Provided material:
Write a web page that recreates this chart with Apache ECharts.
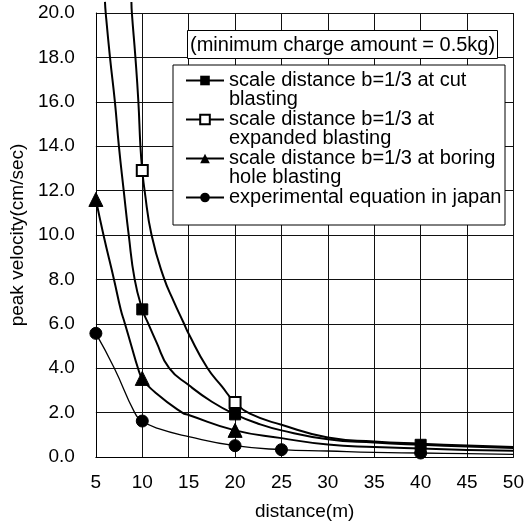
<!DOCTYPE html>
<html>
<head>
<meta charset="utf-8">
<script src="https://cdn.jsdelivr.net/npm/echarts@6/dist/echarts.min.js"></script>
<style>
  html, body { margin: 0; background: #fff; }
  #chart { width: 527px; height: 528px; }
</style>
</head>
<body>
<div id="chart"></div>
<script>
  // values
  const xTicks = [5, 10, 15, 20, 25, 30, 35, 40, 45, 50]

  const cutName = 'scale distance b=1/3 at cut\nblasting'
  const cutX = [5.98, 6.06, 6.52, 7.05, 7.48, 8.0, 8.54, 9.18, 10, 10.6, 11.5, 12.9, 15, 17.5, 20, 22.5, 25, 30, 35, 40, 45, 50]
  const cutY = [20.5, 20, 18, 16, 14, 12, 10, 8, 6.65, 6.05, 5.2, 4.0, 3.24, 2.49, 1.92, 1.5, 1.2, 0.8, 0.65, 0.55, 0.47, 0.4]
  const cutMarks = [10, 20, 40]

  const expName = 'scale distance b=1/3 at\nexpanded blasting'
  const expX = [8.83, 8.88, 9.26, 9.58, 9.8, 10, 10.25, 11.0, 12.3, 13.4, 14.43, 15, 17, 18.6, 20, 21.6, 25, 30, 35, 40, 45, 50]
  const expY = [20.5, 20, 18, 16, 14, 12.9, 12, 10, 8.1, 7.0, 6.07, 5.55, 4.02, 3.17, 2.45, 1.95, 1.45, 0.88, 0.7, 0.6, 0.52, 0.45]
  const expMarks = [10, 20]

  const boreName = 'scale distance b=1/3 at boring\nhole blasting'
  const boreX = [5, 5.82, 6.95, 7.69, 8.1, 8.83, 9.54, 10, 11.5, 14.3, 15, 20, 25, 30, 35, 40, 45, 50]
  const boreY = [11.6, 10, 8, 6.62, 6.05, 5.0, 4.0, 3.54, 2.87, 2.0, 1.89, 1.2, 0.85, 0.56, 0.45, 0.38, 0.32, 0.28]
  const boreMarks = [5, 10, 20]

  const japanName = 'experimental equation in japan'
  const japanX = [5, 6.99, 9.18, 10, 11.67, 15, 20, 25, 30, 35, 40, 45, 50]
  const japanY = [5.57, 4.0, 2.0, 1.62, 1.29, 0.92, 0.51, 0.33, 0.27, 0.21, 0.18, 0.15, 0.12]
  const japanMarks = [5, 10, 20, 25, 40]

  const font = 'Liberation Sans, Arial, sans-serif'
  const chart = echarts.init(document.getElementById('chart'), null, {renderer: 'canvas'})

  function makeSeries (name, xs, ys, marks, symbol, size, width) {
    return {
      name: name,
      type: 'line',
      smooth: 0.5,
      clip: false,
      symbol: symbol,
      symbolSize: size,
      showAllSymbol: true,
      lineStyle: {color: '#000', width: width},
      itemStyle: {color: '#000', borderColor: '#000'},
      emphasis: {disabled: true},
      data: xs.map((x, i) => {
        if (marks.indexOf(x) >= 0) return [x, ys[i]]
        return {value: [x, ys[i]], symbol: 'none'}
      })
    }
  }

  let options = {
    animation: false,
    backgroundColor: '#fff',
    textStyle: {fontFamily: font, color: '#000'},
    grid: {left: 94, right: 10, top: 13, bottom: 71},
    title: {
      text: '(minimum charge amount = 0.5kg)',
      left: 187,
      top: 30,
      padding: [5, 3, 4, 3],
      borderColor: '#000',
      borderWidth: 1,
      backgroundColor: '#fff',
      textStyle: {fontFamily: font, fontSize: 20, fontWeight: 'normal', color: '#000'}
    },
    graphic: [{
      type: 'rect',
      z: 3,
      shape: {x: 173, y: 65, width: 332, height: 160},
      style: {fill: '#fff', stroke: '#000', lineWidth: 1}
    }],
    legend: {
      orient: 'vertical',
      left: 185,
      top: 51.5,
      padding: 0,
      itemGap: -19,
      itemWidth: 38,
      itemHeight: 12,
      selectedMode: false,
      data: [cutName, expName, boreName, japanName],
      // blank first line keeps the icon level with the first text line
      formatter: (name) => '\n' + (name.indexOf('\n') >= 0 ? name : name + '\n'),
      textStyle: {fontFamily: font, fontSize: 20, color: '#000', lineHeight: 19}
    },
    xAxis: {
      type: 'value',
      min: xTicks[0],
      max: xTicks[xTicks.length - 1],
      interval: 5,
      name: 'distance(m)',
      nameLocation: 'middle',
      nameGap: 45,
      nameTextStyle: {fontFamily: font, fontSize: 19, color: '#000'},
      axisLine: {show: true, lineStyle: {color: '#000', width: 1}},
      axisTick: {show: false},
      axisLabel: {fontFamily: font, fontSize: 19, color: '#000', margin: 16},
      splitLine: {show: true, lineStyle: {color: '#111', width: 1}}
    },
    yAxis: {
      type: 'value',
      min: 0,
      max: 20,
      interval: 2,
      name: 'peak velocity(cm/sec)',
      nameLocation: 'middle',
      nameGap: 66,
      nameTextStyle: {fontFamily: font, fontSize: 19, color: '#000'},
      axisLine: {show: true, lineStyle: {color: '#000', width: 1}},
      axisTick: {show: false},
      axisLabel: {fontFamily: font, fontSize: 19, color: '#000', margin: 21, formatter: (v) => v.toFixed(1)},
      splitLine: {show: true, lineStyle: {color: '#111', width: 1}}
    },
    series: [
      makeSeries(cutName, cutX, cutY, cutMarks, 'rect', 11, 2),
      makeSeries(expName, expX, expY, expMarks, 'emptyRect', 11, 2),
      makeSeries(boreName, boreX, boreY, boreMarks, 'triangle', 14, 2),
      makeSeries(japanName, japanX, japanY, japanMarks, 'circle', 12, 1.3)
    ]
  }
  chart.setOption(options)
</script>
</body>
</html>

To be done: Reproduce every line precisely as given, omitting all pictures.

Answer to this exercise:
Write a web page that recreates this chart with Apache ECharts.
<!DOCTYPE html>
<html>
<head>
<meta charset="utf-8">
<script src="https://cdn.jsdelivr.net/npm/echarts@6/dist/echarts.min.js"></script>
<style>
  html, body { margin: 0; background: #fff; }
  #chart { width: 527px; height: 528px; }
</style>
</head>
<body>
<div id="chart"></div>
<script>
  // values
  const xTicks = [5, 10, 15, 20, 25, 30, 35, 40, 45, 50]

  const cutName = 'scale distance b=1/3 at cut\nblasting'
  const cutX = [5.98, 6.06, 6.52, 7.05, 7.48, 8.0, 8.54, 9.18, 10, 10.6, 11.5, 12.9, 15, 17.5, 20, 22.5, 25, 30, 35, 40, 45, 50]
  const cutY = [20.5, 20, 18, 16, 14, 12, 10, 8, 6.65, 6.05, 5.2, 4.0, 3.24, 2.49, 1.92, 1.5, 1.2, 0.8, 0.65, 0.55, 0.47, 0.4]
  const cutMarks = [10, 20, 40]

  const expName = 'scale distance b=1/3 at\nexpanded blasting'
  const expX = [8.83, 8.88, 9.26, 9.58, 9.8, 10, 10.25, 11.0, 12.3, 13.4, 14.43, 15, 17, 18.6, 20, 21.6, 25, 30, 35, 40, 45, 50]
  const expY = [20.5, 20, 18, 16, 14, 12.9, 12, 10, 8.1, 7.0, 6.07, 5.55, 4.02, 3.17, 2.45, 1.95, 1.45, 0.88, 0.7, 0.6, 0.52, 0.45]
  const expMarks = [10, 20]

  const boreName = 'scale distance b=1/3 at boring\nhole blasting'
  const boreX = [5, 5.82, 6.95, 7.69, 8.1, 8.83, 9.54, 10, 11.5, 14.3, 15, 20, 25, 30, 35, 40, 45, 50]
  const boreY = [11.6, 10, 8, 6.62, 6.05, 5.0, 4.0, 3.54, 2.87, 2.0, 1.89, 1.2, 0.85, 0.56, 0.45, 0.38, 0.32, 0.28]
  const boreMarks = [5, 10, 20]

  const japanName = 'experimental equation in japan'
  const japanX = [5, 6.99, 9.18, 10, 11.67, 15, 20, 25, 30, 35, 40, 45, 50]
  const japanY = [5.57, 4.0, 2.0, 1.62, 1.29, 0.92, 0.51, 0.33, 0.27, 0.21, 0.18, 0.15, 0.12]
  const japanMarks = [5, 10, 20, 25, 40]

  const font = 'Liberation Sans, Arial, sans-serif'
  const chart = echarts.init(document.getElementById('chart'), null, {renderer: 'canvas'})

  function makeSeries (name, xs, ys, marks, symbol, size, width) {
    return {
      name: name,
      type: 'line',
      smooth: 0.5,
      clip: false,
      symbol: symbol,
      symbolSize: size,
      showAllSymbol: true,
      lineStyle: {color: '#000', width: width},
      itemStyle: {color: '#000', borderColor: '#000'},
      emphasis: {disabled: true},
      data: xs.map((x, i) => {
        if (marks.indexOf(x) >= 0) return [x, ys[i]]
        return {value: [x, ys[i]], symbol: 'none'}
      })
    }
  }

  let options = {
    animation: false,
    backgroundColor: '#fff',
    textStyle: {fontFamily: font, color: '#000'},
    grid: {left: 94, right: 10, top: 13, bottom: 71},
    title: {
      text: '(minimum charge amount = 0.5kg)',
      left: 187,
      top: 30,
      padding: [5, 3, 4, 3],
      borderColor: '#000',
      borderWidth: 1,
      backgroundColor: '#fff',
      textStyle: {fontFamily: font, fontSize: 20, fontWeight: 'normal', color: '#000'}
    },
    graphic: [{
      type: 'rect',
      z: 3,
      shape: {x: 173, y: 65, width: 332, height: 160},
      style: {fill: '#fff', stroke: '#000', lineWidth: 1}
    }],
    legend: {
      orient: 'vertical',
      left: 185,
      top: 51.5,
      padding: 0,
      itemGap: -19,
      itemWidth: 38,
      itemHeight: 12,
      selectedMode: false,
      data: [cutName, expName, boreName, japanName],
      // blank first line keeps the icon level with the first text line
      formatter: (name) => '\n' + (name.indexOf('\n') >= 0 ? name : name + '\n'),
      textStyle: {fontFamily: font, fontSize: 20, color: '#000', lineHeight: 19}
    },
    xAxis: {
      type: 'value',
      min: xTicks[0],
      max: xTicks[xTicks.length - 1],
      interval: 5,
      name: 'distance(m)',
      nameLocation: 'middle',
      nameGap: 45,
      nameTextStyle: {fontFamily: font, fontSize: 19, color: '#000'},
      axisLine: {show: true, lineStyle: {color: '#000', width: 1}},
      axisTick: {show: false},
      axisLabel: {fontFamily: font, fontSize: 19, color: '#000', margin: 16},
      splitLine: {show: true, lineStyle: {color: '#111', width: 1}}
    },
    yAxis: {
      type: 'value',
      min: 0,
      max: 20,
      interval: 2,
      name: 'peak velocity(cm/sec)',
      nameLocation: 'middle',
      nameGap: 66,
      nameTextStyle: {fontFamily: font, fontSize: 19, color: '#000'},
      axisLine: {show: true, lineStyle: {color: '#000', width: 1}},
      axisTick: {show: false},
      axisLabel: {fontFamily: font, fontSize: 19, color: '#000', margin: 21, formatter: (v) => v.toFixed(1)},
      splitLine: {show: true, lineStyle: {color: '#111', width: 1}}
    },
    series: [
      makeSeries(cutName, cutX, cutY, cutMarks, 'rect', 11, 2),
      makeSeries(expName, expX, expY, expMarks, 'emptyRect', 11, 2),
      makeSeries(boreName, boreX, boreY, boreMarks, 'triangle', 14, 2),
      makeSeries(japanName, japanX, japanY, japanMarks, 'circle', 12, 1.3)
    ]
  }
  chart.setOption(options)
</script>
</body>
</html>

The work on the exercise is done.